[START OF Information shown]

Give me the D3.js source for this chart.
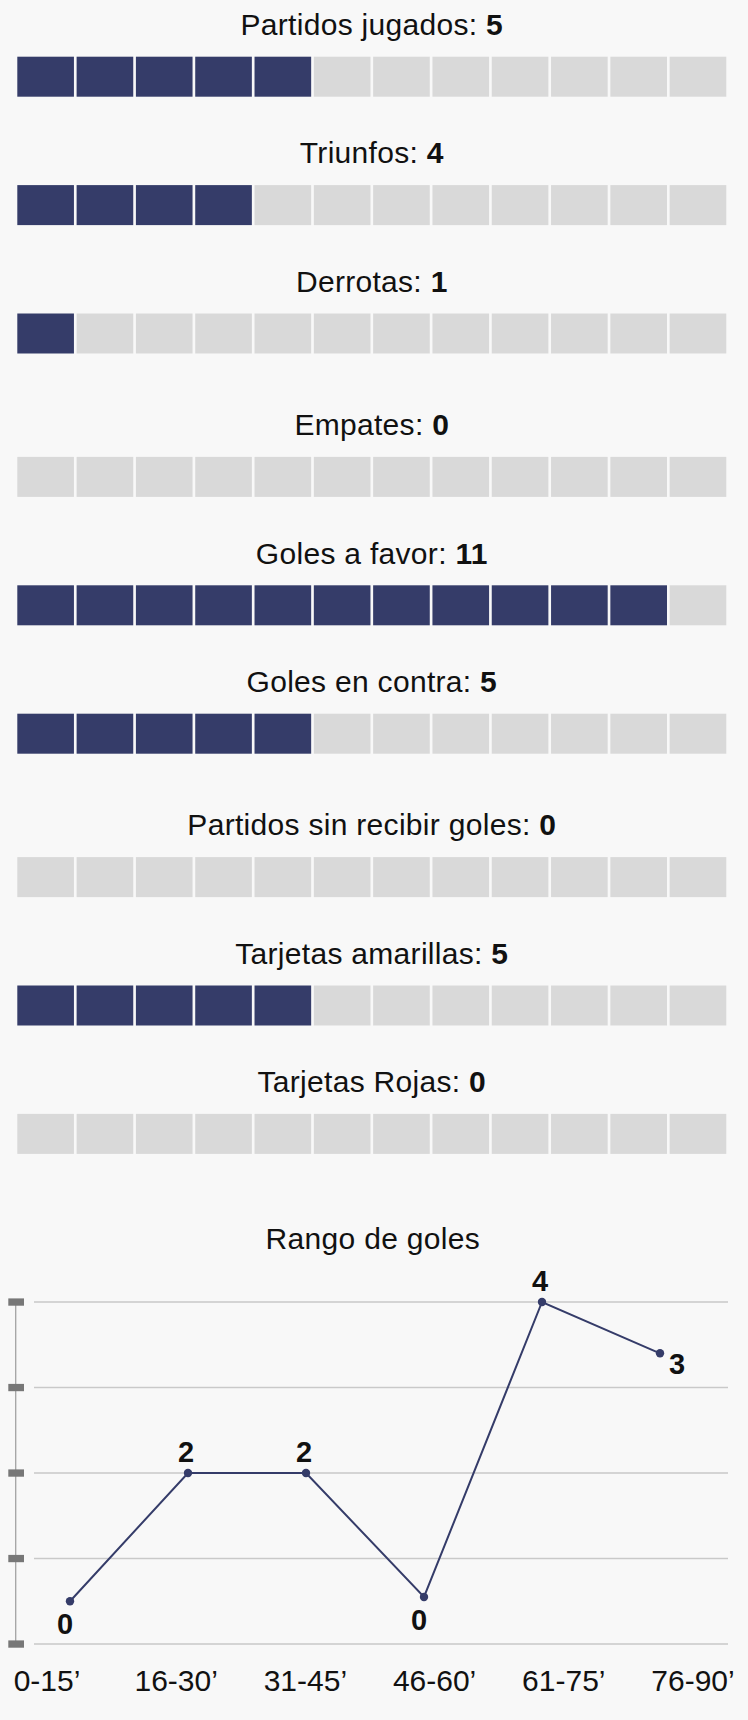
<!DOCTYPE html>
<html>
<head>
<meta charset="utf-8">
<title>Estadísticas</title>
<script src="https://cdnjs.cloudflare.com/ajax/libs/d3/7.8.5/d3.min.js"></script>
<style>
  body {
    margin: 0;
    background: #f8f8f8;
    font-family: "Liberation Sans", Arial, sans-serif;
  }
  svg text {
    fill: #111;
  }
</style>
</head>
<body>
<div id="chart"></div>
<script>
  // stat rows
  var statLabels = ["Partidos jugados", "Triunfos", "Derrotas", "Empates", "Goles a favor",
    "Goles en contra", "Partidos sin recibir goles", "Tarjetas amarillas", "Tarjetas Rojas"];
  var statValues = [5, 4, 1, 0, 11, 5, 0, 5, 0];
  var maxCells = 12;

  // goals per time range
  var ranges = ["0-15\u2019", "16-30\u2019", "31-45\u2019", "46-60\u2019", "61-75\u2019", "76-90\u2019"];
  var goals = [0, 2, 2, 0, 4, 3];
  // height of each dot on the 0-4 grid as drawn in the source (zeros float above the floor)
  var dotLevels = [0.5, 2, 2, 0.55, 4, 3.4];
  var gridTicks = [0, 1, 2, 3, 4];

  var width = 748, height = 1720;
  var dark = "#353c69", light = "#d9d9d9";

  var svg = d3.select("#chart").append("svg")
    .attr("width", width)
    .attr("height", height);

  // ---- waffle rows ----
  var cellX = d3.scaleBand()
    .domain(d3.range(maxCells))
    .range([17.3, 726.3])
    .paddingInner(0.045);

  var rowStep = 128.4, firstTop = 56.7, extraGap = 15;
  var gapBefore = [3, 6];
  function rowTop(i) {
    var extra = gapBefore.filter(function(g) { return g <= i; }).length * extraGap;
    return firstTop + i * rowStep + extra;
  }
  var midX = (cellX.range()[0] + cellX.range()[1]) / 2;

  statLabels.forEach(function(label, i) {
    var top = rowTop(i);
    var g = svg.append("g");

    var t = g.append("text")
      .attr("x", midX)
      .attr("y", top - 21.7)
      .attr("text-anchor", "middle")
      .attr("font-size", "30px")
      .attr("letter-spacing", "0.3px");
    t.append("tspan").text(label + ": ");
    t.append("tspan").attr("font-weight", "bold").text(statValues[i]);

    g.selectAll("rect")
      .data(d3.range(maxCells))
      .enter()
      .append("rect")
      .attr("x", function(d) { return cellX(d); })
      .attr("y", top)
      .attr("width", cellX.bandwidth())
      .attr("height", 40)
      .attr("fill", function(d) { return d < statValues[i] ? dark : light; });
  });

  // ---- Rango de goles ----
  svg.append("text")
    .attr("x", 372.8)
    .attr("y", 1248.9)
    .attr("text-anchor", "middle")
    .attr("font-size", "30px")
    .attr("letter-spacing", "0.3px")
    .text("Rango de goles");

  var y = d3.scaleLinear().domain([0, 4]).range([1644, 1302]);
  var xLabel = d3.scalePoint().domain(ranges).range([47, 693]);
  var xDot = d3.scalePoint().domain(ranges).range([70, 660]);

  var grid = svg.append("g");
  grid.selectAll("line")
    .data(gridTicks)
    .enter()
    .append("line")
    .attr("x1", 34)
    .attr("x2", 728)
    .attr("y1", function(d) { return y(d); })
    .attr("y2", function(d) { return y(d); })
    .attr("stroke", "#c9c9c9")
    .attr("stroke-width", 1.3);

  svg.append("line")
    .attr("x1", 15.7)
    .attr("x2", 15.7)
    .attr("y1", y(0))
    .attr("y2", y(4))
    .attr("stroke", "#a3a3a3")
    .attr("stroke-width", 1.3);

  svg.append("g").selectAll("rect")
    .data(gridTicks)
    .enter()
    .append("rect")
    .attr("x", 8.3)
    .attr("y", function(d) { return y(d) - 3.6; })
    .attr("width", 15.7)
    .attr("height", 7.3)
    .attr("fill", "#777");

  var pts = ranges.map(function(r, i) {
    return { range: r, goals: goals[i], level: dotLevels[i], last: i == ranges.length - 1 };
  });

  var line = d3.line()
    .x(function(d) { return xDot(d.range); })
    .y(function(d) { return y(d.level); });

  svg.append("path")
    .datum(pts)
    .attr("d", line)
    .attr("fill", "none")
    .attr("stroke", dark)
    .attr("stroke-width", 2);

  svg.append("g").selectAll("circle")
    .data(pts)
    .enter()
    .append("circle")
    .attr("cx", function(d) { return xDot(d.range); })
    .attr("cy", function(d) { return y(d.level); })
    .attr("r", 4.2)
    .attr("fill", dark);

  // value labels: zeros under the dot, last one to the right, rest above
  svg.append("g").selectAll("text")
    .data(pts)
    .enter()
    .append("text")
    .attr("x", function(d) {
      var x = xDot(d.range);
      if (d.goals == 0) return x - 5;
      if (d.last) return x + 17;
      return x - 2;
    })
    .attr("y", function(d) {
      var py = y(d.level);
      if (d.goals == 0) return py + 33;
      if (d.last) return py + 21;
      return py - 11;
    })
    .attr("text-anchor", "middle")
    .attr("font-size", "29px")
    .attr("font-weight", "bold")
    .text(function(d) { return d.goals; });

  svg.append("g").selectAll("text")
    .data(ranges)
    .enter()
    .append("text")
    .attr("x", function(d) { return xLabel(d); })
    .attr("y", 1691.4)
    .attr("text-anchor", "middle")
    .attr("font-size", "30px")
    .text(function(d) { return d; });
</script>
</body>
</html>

[END OF Information shown]
[START OF Information shown]

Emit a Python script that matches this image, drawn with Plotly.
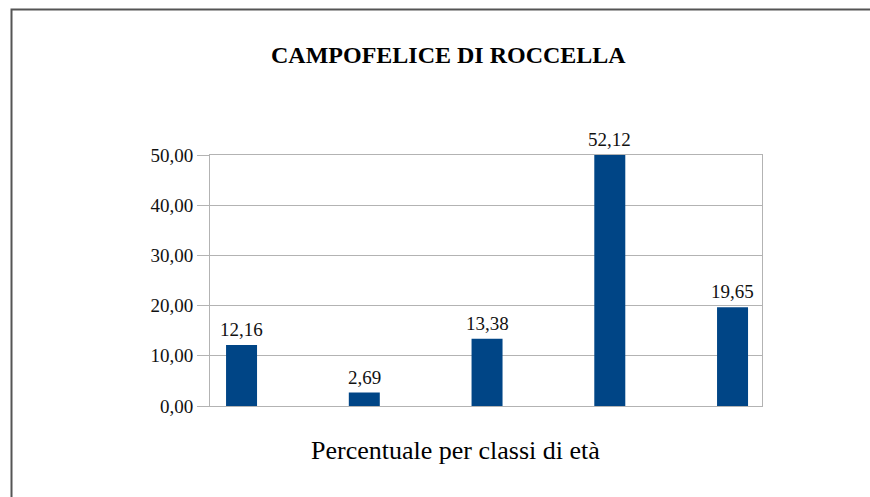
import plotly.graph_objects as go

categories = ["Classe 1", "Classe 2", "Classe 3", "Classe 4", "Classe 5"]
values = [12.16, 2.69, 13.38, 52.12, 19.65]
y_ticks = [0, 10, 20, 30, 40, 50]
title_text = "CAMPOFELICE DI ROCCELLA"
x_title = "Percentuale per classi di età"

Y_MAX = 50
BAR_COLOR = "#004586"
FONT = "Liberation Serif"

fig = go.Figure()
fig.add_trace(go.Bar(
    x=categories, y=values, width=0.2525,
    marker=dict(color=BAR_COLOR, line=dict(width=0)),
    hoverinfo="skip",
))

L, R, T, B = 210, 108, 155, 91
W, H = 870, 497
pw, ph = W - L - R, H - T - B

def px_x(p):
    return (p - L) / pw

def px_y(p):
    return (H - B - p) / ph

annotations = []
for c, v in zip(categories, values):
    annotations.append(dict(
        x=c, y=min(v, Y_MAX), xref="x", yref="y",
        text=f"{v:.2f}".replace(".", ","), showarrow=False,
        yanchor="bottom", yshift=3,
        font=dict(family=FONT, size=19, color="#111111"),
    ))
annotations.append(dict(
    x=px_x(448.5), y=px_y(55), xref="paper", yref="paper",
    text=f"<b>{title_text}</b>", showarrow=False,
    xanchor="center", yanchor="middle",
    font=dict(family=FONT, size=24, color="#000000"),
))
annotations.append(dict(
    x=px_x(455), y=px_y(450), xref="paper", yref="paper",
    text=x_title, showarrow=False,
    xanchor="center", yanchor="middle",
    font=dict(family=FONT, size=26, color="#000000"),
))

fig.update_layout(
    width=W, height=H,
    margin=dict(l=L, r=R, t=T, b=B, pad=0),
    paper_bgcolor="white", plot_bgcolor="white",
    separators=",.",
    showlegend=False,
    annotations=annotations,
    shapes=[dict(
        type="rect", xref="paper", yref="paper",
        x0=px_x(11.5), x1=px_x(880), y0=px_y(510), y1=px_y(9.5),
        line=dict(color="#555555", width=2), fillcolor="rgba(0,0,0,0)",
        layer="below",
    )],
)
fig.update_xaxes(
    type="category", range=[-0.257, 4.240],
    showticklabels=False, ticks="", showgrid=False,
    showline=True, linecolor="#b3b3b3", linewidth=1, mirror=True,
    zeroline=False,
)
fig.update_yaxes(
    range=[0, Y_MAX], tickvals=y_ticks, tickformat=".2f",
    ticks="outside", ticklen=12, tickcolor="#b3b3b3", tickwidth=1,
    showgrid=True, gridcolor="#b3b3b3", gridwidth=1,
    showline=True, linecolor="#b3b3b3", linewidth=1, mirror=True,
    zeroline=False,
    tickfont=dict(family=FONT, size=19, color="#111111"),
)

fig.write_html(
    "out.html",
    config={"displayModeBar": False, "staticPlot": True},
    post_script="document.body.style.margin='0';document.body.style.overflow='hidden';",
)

[END OF Information shown]

* Directive:
Scan the listing above. Collect all lines with the word "this".

* Problem solution:
Give me the D3.js source for this chart.
Emit a Python script that matches this image, drawn with Plotly.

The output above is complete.